--- START OF Dataset ---
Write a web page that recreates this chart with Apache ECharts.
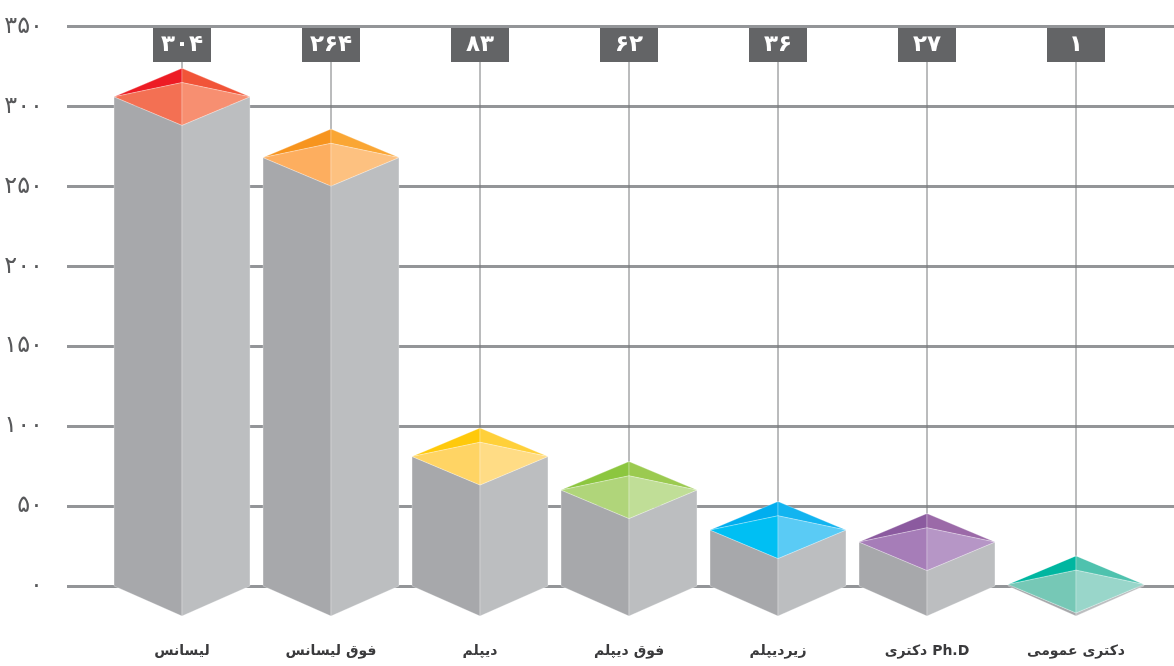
<!DOCTYPE html>
<html>
<head>
<meta charset="utf-8">
<style>
  html, body { margin: 0; padding: 0; background: #fff; }
  #chart { width: 1174px; height: 666px; }
</style>
<script src="https://cdn.jsdelivr.net/npm/echarts@6/dist/echarts.min.js"></script>
</head>
<body>
<div id="chart"></div>
<script>
const categories = ['لیسانس', 'فوق لیسانس', 'دیپلم', 'فوق دیپلم', 'زیردیپلم', 'دکتری Ph.D', 'دکتری عمومی']
// printed value above each bar
const valueLabels = ['۳۰۴', '۲۶۴', '۸۳', '۶۲', '۳۶', '۲۷', '۱']
// bar heights as drawn in the picture (they sit slightly off the printed values)
const barHeights = [306, 268, 81, 60, 35, 27.5, 1]
const tickLabels = ['۰', '۵۰', '۱۰۰', '۱۵۰', '۲۰۰', '۲۵۰', '۳۰۰', '۳۵۰']

// back left, back right, front left, front right of the top face
const topColors = [
  ['#ed1c24', '#f15438', '#f37053', '#f78f71'],
  ['#f7941e', '#faa634', '#fdae5f', '#fdc180'],
  ['#ffc90b', '#ffd03a', '#ffd464', '#ffdc85'],
  ['#8cc63f', '#9bca50', '#b0d57a', '#c0de97'],
  ['#00aeef', '#12b4f0', '#00bff3', '#5acbf5'],
  ['#8b5a9f', '#9b6aa8', '#a67db8', '#b696c6'],
  ['#00b6a0', '#4fc2ae', '#76c8b6', '#99d6ca'],
]

const myChart = echarts.init(document.getElementById('chart'))

const poly = (points, fill) => ({
  type: 'polygon',
  shape: { points },
  style: { fill, stroke: 'rgba(255,255,255,0.45)', lineWidth: 0.6 },
})

function renderBar(params, api) {
  const i = api.value(0)
  const [cx, y] = api.coord([i, api.value(1)])
  const base = api.coord([i, 0])[1]
  const top = api.coord([i, 350])[1]
  const hw = api.size([1, 0])[0] * 0.456
  const dyTop = 28.5
  const dyBase = 30
  const c = topColors[i]
  const boxW = 58
  const boxH = 34
  const boxY = top + 1.5
  return {
    type: 'group',
    children: [
      // leader line, drawn first so the top face covers its foot
      {
        type: 'line',
        shape: { x1: cx, y1: boxY + boxH, x2: cx, y2: y - dyTop },
        style: { stroke: '#77787b', lineWidth: 1 },
      },
      poly([[cx - hw, y], [cx, y + dyTop], [cx, base + dyBase], [cx - hw, base]], '#a7a8ab'),
      poly([[cx + hw, y], [cx, y + dyTop], [cx, base + dyBase], [cx + hw, base]], '#bcbec0'),
      poly([[cx - hw, y], [cx, y - dyTop], [cx, y - dyTop / 2]], c[0]),
      poly([[cx + hw, y], [cx, y - dyTop], [cx, y - dyTop / 2]], c[1]),
      poly([[cx - hw, y], [cx, y - dyTop / 2], [cx, y + dyTop]], c[2]),
      poly([[cx + hw, y], [cx, y - dyTop / 2], [cx, y + dyTop]], c[3]),
      {
        type: 'rect',
        shape: { x: cx - boxW / 2, y: boxY, width: boxW, height: boxH },
        style: { fill: '#636466' },
      },
      {
        type: 'text',
        x: cx,
        y: boxY + boxH / 2,
        style: {
          text: valueLabels[i],
          fill: '#fff',
          font: 'bold 23px "DejaVu Sans"',
          align: 'center',
          verticalAlign: 'middle',
        },
      },
    ],
  }
}

const option = {
  animation: false,
  backgroundColor: '#fff',
  grid: [
    // wide grid: gridlines and tick labels
    { left: 67, right: 0, top: 26.5, height: 559.5 },
    // narrow grid: the seven bars
    { left: 107.5, width: 1043, top: 26.5, height: 559.5 },
  ],
  xAxis: [
    { gridIndex: 0, type: 'value', min: 0, max: 1, show: false },
    {
      gridIndex: 1,
      type: 'category',
      data: categories,
      axisLine: { show: false },
      axisTick: { show: false },
      axisLabel: {
        margin: 58,
        interval: 0,
        color: '#3a3a3c',
        fontSize: 14,
        fontWeight: 'bold',
        fontFamily: '"DejaVu Sans"',
      },
    },
  ],
  yAxis: [
    {
      gridIndex: 0,
      type: 'value',
      min: 0,
      max: 350,
      interval: 50,
      axisLine: { show: false },
      axisTick: { show: false },
      axisLabel: {
        margin: 24,
        color: '#58595b',
        fontSize: 24,
        fontFamily: '"DejaVu Sans"',
        formatter: (v) => tickLabels[v / 50],
      },
      splitLine: { show: true, lineStyle: { color: '#939598', width: 3 } },
    },
    { gridIndex: 1, type: 'value', min: 0, max: 350, interval: 50, show: false },
  ],
  series: [
    {
      type: 'custom',
      xAxisIndex: 1,
      yAxisIndex: 1,
      clip: false,
      encode: { x: 0, y: 1 },
      data: barHeights.map((v, i) => [i, v]),
      renderItem: renderBar,
    },
  ],
}

option && myChart.setOption(option)
</script>
</body>
</html>
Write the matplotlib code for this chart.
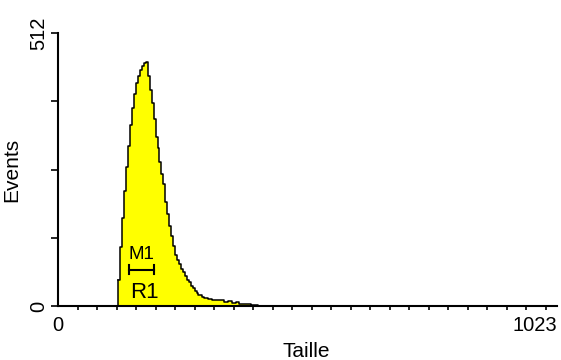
import numpy as np
import matplotlib
matplotlib.use("Agg")
import matplotlib.pyplot as plt

plt.rcParams['font.family'] = ['Liberation Sans', 'DejaVu Sans']

# histogram (channel, events)
channels = [124, 128, 132, 136, 140, 144, 148, 152, 156, 160, 164, 168, 172, 176, 180,
            184, 188, 192, 196, 200, 204, 208, 212, 216, 220, 224, 228, 232, 236, 240,
            244, 248, 252, 256, 260, 264, 268, 272, 276, 280, 284, 288, 292, 296, 300,
            308, 316, 324, 332, 340, 348, 356, 364, 372, 380, 388, 396, 404, 410]
events = [48, 110, 165, 215, 260, 300, 340, 372, 398, 418, 432, 442, 450, 455, 458,
          432, 405, 380, 350, 318, 296, 270, 248, 228, 196, 172, 150, 132, 112, 95,
          86, 78, 70, 64, 56, 48, 45, 38, 34, 28, 24, 20, 20, 17, 15,
          14, 12, 11, 12, 8, 9, 6, 7, 4, 4, 3, 2, 2, 0]

x_max = 1023
y_max = 512
y_ticks = [0, 128, 256, 384, 512]

fig = plt.figure(figsize=(5.61, 3.6), dpi=100)
ax = fig.add_axes([0.1034, 0.15, 0.8895, 0.758])

ax.fill_between(channels, events, step='post', color='#ffff00', lw=0)
ax.step(channels, events, where='post', color='black', lw=1.1)
ax.plot([channels[0], channels[0]], [0, events[0]], color='black', lw=1.1)

ax.set_xlim(0, x_max)
ax.set_ylim(0, y_max)

for s in ['top', 'right']:
    ax.spines[s].set_visible(False)
for s in ['left', 'bottom']:
    ax.spines[s].set_linewidth(1.5)
    ax.spines[s].set_color('black')

ax.set_yticks(y_ticks)
ax.set_yticklabels(['0', '', '', '', '512'], rotation=90, va='center', fontsize=14.5)
ax.tick_params(axis='y', length=5, width=1.2, pad=2)

ax.set_xticks([0, x_max])
ax.set_xticklabels(['0', '1023'], fontsize=14.5)
ax.get_xticklabels()[1].set_ha('right')
ax.set_xticks(np.arange(40, x_max, 40), minor=True)
ax.tick_params(axis='x', which='major', length=0, pad=7)
ax.tick_params(axis='x', which='minor', length=3, width=1.2)

ax.set_ylabel('Events', fontsize=15, labelpad=6)
ax.set_xlabel('Taille', fontsize=15, va='center')
ax.xaxis.set_label_coords(0.497, -0.168)

# marker M1 / region R1
ax.text(172, 97, 'M1', fontsize=13.5, ha='center', va='center')
ax.plot([146, 197], [68, 68], color='black', lw=1.5)
ax.plot([146, 146], [60, 76], color='black', lw=1.5)
ax.plot([197, 197], [60, 76], color='black', lw=1.5)
ax.text(178, 26, 'R1', fontsize=16, ha='center', va='center')

fig.savefig('out.png', dpi=100)
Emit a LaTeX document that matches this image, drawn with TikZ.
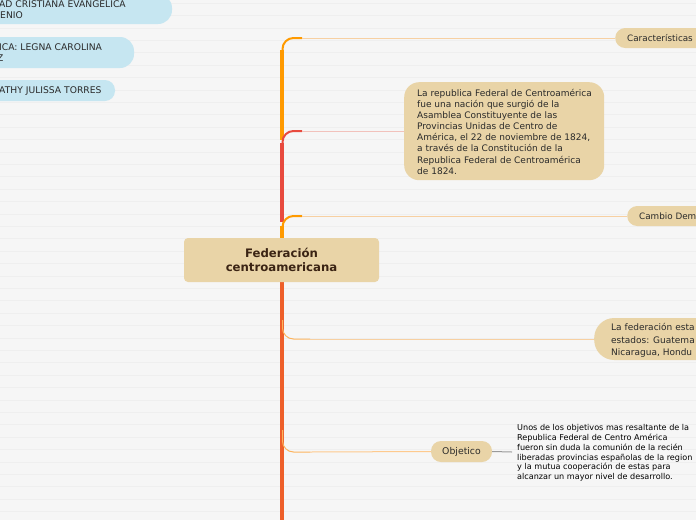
\documentclass[tikz,border=0pt]{standalone}
\usepackage{fontspec}
\setmainfont{DejaVu Sans}
\definecolor{bgc}{HTML}{F6F6F6}
\definecolor{bgline}{HTML}{EFEFEF}
\definecolor{tan}{HTML}{E9D4A7}
\definecolor{bluepill}{HTML}{C6E6F1}
\definecolor{trorange}{HTML}{FF9A00}
\definecolor{trred}{HTML}{E84A3E}
\definecolor{trbottom}{HTML}{EE5F2A}
\definecolor{brorange}{HTML}{FDB45E}
\definecolor{brorangelt}{HTML}{F7D0A2}
\definecolor{brred}{HTML}{EE7C75}
\definecolor{brredlt}{HTML}{F2C2BC}
\definecolor{darkbrown}{HTML}{3B2414}
\definecolor{txt}{HTML}{2A2A2A}
\definecolor{conn}{HTML}{9A9A9A}
\tikzset{
  pill/.style={draw=none, fill=tan, rounded corners=10pt},
  bluebox/.style={draw=none, fill=bluepill},
  bodytext/.style={text=txt, inner sep=0pt, align=left},
  pilltext/.style={text=txt, anchor=west, inner sep=0pt, font=\fontsize{9.2}{10.5}\selectfont},
  trunk/.style={line width=4pt, line cap=butt},
  elbow/.style={line width=2pt, rounded corners=11pt},
  branch/.style={line width=1pt, rounded corners=11pt},
  branchlt/.style={line width=1pt},
}
\begin{document}
\begin{tikzpicture}[x=1pt,y=-1pt]
\useasboundingbox (0,0) rectangle (696,520);
\clip (0,0) rectangle (696,520);
\fill[bgc] (0,0) rectangle (696,520);
\foreach \k in {0,...,42} {
  \draw[bgline, line width=0.5pt] (0,{3+12.4*\k}) -- (696,{3+12.4*\k});
}

% left blue pills (cut by left edge)
\fill[bluebox, rounded corners=14pt] (-40,-6) rectangle (172,24);
\node[pilltext] (u1) at (-1,4.5) {AD CRISTIANA EVANGELICA};
\node[pilltext] (u2) at (0,15.5) {ENIO};
\fill[bluebox, rounded corners=14pt] (-40,37) rectangle (134,68);
\node[pilltext] (c1) at (-1,47) {ICA: LEGNA CAROLINA};
\node[pilltext] (c2) at (-3,58) {Z};
\fill[bluebox, rounded corners=10pt] (-40,80) rectangle (115,101);
\node[pilltext] (a1) at (-1,91) {ATHY JULISSA TORRES};

% trunk
\draw[trunk, trorange] (282,50) -- (282,140);
\draw[trunk, trred] (282,143) -- (282,222);
\draw[trunk, trorange] (282,226) -- (282,240);
\draw[trunk, trbottom] (282,280) -- (282,520);

% nodes
\node[pill, anchor=west, minimum height=20pt, minimum width=110pt, inner sep=0pt] (car) at (615,38) {};
\node[text=txt, anchor=west, inner sep=0pt, font=\fontsize{8.8}{10}\selectfont] (cart) at (627,38) {Características};

\node[fill=tan, rounded corners=15pt, anchor=north west, minimum width=200pt, minimum height=98pt, inner sep=0pt] (rep) at (404,82) {};
\node[bodytext, anchor=north west, font=\fontsize{9}{11.1}\selectfont] (rept) at (417,89) {La republica Federal de Centroamérica\\fue una nación que surgió de la\\Asamblea Constituyente de las\\Provincias Unidas de Centro de\\América, el 22 de noviembre de 1824,\\a través de la Constitución de la\\Republica Federal de Centroamérica\\de 1824.};

\node[pill, anchor=west, minimum height=20pt, minimum width=100pt, inner sep=0pt] (cam) at (627,216) {};
\node[text=txt, anchor=west, inner sep=0pt, font=\fontsize{8.8}{10}\selectfont] (camt) at (639,216) {Cambio Dem};

\node[fill=tan, rounded corners=20pt, anchor=west, minimum width=140pt, minimum height=42pt, inner sep=0pt] (fed) at (594,339) {};
\node[bodytext, anchor=north west, font=\fontsize{9}{12.5}\selectfont] (fedt) at (611,323.5) {La federación esta\\estados: Guatema\\Nicaragua, Hondu};

\node[pill, minimum width=61pt, minimum height=21pt, inner sep=0pt, font=\fontsize{9.3}{10}\selectfont, text=txt] (obj) at (461.5,451.5) {Objetico};
\node[bodytext, anchor=north west, font=\fontsize{8.1}{9.9}\selectfont, text=black] (objt) at (517,424) {Unos de los objetivos mas resaltante de la\\Republica Federal de Centro América\\fueron sin duda la comunión de la recién\\liberadas provincias españolas de la region\\y la mutua cooperación de estas para\\alcanzar un mayor nivel de desarrollo.};
\coordinate (objin) at (512,452);
\draw[conn, line width=1pt] (obj.east) -- (objin);

% central node
\node[fill=tan, rounded corners=4pt, minimum width=195pt, minimum height=44pt, inner sep=0pt, align=center, text=darkbrown, font=\bfseries\fontsize{11.7}{14.5}\selectfont] (root) at (281.5,260) {Federación\\centroamericana};

% branches
\coordinate (j1) at (282.5,56);
\coordinate (k1) at (302,38);
\draw[elbow, trorange] (j1) |- (k1);
\draw[branchlt, brorangelt] (k1) -- (car.west);

\coordinate (j2) at (282.5,150);
\coordinate (k2) at (302,131);
\draw[elbow, trred] (j2) |- (k2);
\draw[branchlt, brredlt] (k2) -- (rep.west |- k2);

\coordinate (j3) at (282.5,234);
\coordinate (k3) at (302,216);
\draw[elbow, trorange] (j3) |- (k3);
\draw[branchlt, brorangelt] (k3) -- (cam.west);

\coordinate (j4) at (282.5,320);
\coordinate (k4) at (310,339);
\draw[branch, brorange] (j4) |- (k4);
\draw[branchlt, brorangelt] (k4) -- (fed.west);

\coordinate (j5) at (282.5,430);
\coordinate (k5) at (310,452);
\draw[branch, brorange] (j5) |- (k5);
\draw[branchlt, brorange!70] (k5) -- (obj.west);
\end{tikzpicture}
\end{document}
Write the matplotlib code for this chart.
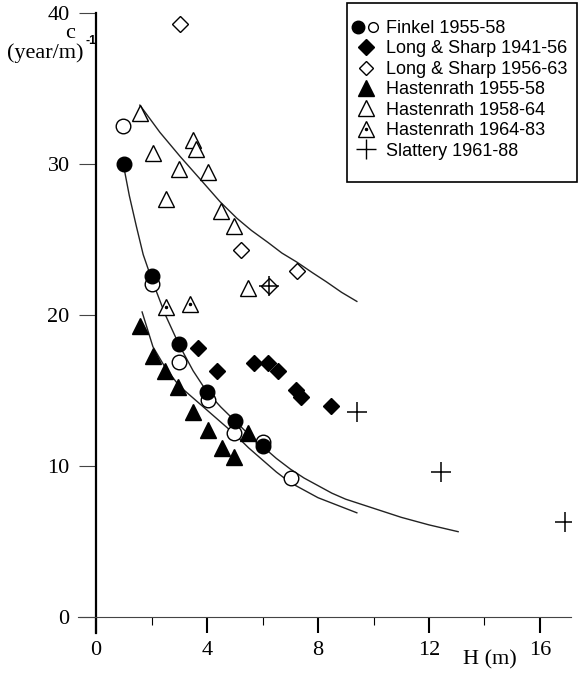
import matplotlib.pyplot as plt
from matplotlib.lines import Line2D
from matplotlib.patches import Rectangle
from matplotlib.legend_handler import HandlerTuple

# Finkel 1955-58 (filled and open circles)
finkel_fill_h = [1.0, 2.0, 3.0, 4.0, 5.0, 6.0]
finkel_fill_c = [30.0, 22.6, 18.1, 14.9, 13.0, 11.3]
finkel_open_h = [0.98, 2.0, 3.0, 4.03, 4.97, 6.0, 7.03]
finkel_open_c = [32.5, 22.05, 16.9, 14.4, 12.2, 11.6, 9.2]

# Long & Sharp
ls4156_h = [3.68, 4.36, 5.7, 6.2, 6.57, 7.2, 7.4, 8.47]
ls4156_c = [17.8, 16.3, 16.8, 16.8, 16.3, 15.0, 14.6, 14.0]
ls5663_h = [3.03, 5.22, 7.23, 6.24]
ls5663_c = [39.3, 24.3, 22.9, 21.9]

# Hastenrath
h5558_h = [1.58, 2.06, 2.5, 2.95, 3.5, 4.03, 4.55, 4.97, 5.48]
h5558_c = [19.3, 17.3, 16.3, 15.2, 13.6, 12.4, 11.2, 10.6, 12.2]
h5864_h = [1.58, 2.05, 3.0, 4.04, 2.52, 4.5, 4.97, 5.48, 3.5, 3.62]
h5864_c = [33.4, 30.7, 29.7, 29.5, 27.7, 26.9, 25.9, 21.8, 31.6, 31.0]
h6483_h = [2.52, 3.39]
h6483_c = [20.5, 20.7]

# Slattery 1961-88
slat_h = [6.24, 9.4, 12.43, 16.9]
slat_c = [21.9, 13.6, 9.6, 6.3]

# fitted curves (traced)
fit_upper_h = [1.58, 2.3, 3.03, 3.8, 4.47, 5.08, 5.6, 6.2, 6.7, 7.24, 7.8, 8.3, 8.85, 9.4]
fit_upper_c = [33.9, 32.1, 30.5, 28.9, 27.5, 26.4, 25.6, 24.8, 24.1, 23.5, 22.8, 22.2, 21.5, 20.9]
fit_finkel_h = [0.97, 1.2, 1.45, 1.7, 2.0, 2.5, 3.0, 3.5, 4.0, 4.5, 5.0, 5.5, 6.0, 6.5,
                7.0, 7.5, 8.0, 8.5, 9.0, 10.0, 11.0, 12.0, 13.05]
fit_finkel_c = [30.1, 27.9, 25.9, 24.0, 22.4, 20.0, 18.0, 16.3, 14.9, 13.9, 13.0, 12.1,
                11.3, 10.5, 9.8, 9.2, 8.7, 8.2, 7.8, 7.2, 6.6, 6.1, 5.65]
fit_hast_h = [1.66, 2.05, 2.5, 3.0, 3.5, 4.0, 4.5, 5.0, 5.5, 6.0, 6.5, 7.0, 7.5, 8.0,
              8.7, 9.4]
fit_hast_c = [20.2, 17.9, 16.5, 15.3, 14.5, 13.7, 12.9, 12.1, 11.2, 10.4, 9.6, 8.9,
              8.4, 7.9, 7.4, 6.9]

x_ticks = [0, 4, 8, 12, 16]
y_ticks = [0, 10, 20, 30, 40]

W, H = 583, 689
fig = plt.figure(figsize=(W / 100, H / 100), dpi=100)
fig.patch.set_facecolor("white")
ax = fig.add_axes([78 / W, 1 - 633 / H, (570.5 - 78) / W, (633 - 13) / H])
ax.set_xlim(-0.65, 17.1)
ax.set_ylim(-1.06, 40)

serif = "Liberation Serif"
sans = "Liberation Sans"

for h, c in [(fit_upper_h, fit_upper_c), (fit_finkel_h, fit_finkel_c), (fit_hast_h, fit_hast_c)]:
    ax.plot(h, c, color="#222222", lw=1.0, zorder=2)

mk = dict(linestyle="none", markeredgecolor="black", zorder=3)
ax.plot(finkel_open_h, finkel_open_c, marker="o", ms=10.5, mfc="white", mew=1.0, **mk)
ax.plot(finkel_fill_h, finkel_fill_c, marker="o", ms=10.5, mfc="black", **mk)
ax.plot(ls4156_h, ls4156_c, marker="D", ms=8.5, mfc="black", **mk)
ax.plot(ls5663_h, ls5663_c, marker="D", ms=8, mfc="white", mew=1.0, **mk)
ax.plot(h5558_h, h5558_c, marker="^", ms=11, mfc="black", **mk)
ax.plot(h5864_h, h5864_c, marker="^", ms=11, mfc="white", mew=1.0, **mk)
ax.plot(h6483_h, h6483_c, marker="^", ms=11, mfc="white", mew=1.0, **mk)
ax.plot(h6483_h, h6483_c, marker=".", ms=3, color="black", linestyle="none", zorder=4)
ax.plot(slat_h, slat_c, marker="+", ms=15, mew=1.1, color="black", linestyle="none", zorder=4)

# axes as crossing lines at zero
for s in ["top", "right"]:
    ax.spines[s].set_visible(False)
ax.spines["left"].set_position(("data", 0))
ax.spines["bottom"].set_position(("data", 0))
ax.spines["left"].set_linewidth(1.6)
ax.spines["bottom"].set_linewidth(0.8)
ax.spines["bottom"].set_color("#444444")

ax.set_xticks(x_ticks)
ax.set_xticks([2, 6, 10, 14], minor=True)
ax.set_yticks(y_ticks)
ax.tick_params(axis="x", which="major", direction="out", length=11.5, width=1.5, pad=6)
ax.tick_params(axis="x", which="minor", direction="out", length=6, width=0.8)
ax.tick_params(axis="y", direction="out", length=12, width=0.8, color="#444444", pad=7)
for lab in ax.get_xticklabels() + ax.get_yticklabels():
    lab.set_fontfamily(serif)
    lab.set_fontsize(16)

fig.text(70 / W, 1 - 34 / H, "c", family=serif, fontsize=16, ha="center", va="center")
fig.text(45 / W, 1 - 53 / H, "(year/m)", family=serif, fontsize=16, ha="center", va="center")
fig.text(91 / W, 1 - 41 / H, "-1", family=sans, fontsize=9, fontweight="bold",
         ha="center", va="center")
fig.text(490 / W, 1 - 660 / H, "H (m)", family=serif, fontsize=16, ha="center", va="center")

dot_tri = (Line2D([], [], marker="^", ms=11, mfc="white", mec="black", ls="none"),
           Line2D([], [], marker=".", ms=3, color="black", ls="none"))
handles = [
    (Line2D([], [], marker="o", ms=9, mfc="black", mec="black", ls="none"),
     Line2D([], [], marker="o", ms=7, mfc="white", mec="black", ls="none")),
    Line2D([], [], marker="D", ms=8, mfc="black", mec="black", ls="none"),
    Line2D([], [], marker="D", ms=7, mfc="white", mec="black", ls="none"),
    Line2D([], [], marker="^", ms=11, mfc="black", mec="black", ls="none"),
    Line2D([], [], marker="^", ms=11, mfc="white", mec="black", ls="none"),
    dot_tri,
    Line2D([], [], marker="+", ms=14, mew=1.0, color="black", ls="none"),
]
labels = ["Finkel 1955-58", "Long & Sharp 1941-56", "Long & Sharp 1956-63",
          "Hastenrath 1955-58", "Hastenrath 1958-64", "Hastenrath 1964-83",
          "Slattery 1961-88"]
# legend box drawn separately (text sits close to its right edge in the original)
box = Rectangle((347 / W, 1 - 182 / H), 230 / W, 179 / H, transform=fig.transFigure,
                facecolor="white", edgecolor="black", linewidth=1.2, zorder=5,
                clip_on=False)
ax.add_patch(box)
leg = ax.legend(handles, labels, loc="upper left",
                bbox_to_anchor=(352 / W, 1 - 20 / H), bbox_transform=fig.transFigure,
                borderaxespad=0, prop={"family": sans, "size": 13},
                handlelength=1.5, handletextpad=0.39, labelspacing=0.19,
                borderpad=0, frameon=False,
                handler_map={tuple: HandlerTuple(ndivide=None, pad=0.1),
                             dot_tri: HandlerTuple(ndivide=1)})
leg.set_zorder(6)

fig.savefig("out.png", dpi=100)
--- END OF Dataset ---
What to do ▸ Using the entries above, return each line that includes the word "with".

Exercise response ▸
Write a web page that recreates this chart with Apache ECharts.
Emit a LaTeX document that matches this image, drawn with TikZ.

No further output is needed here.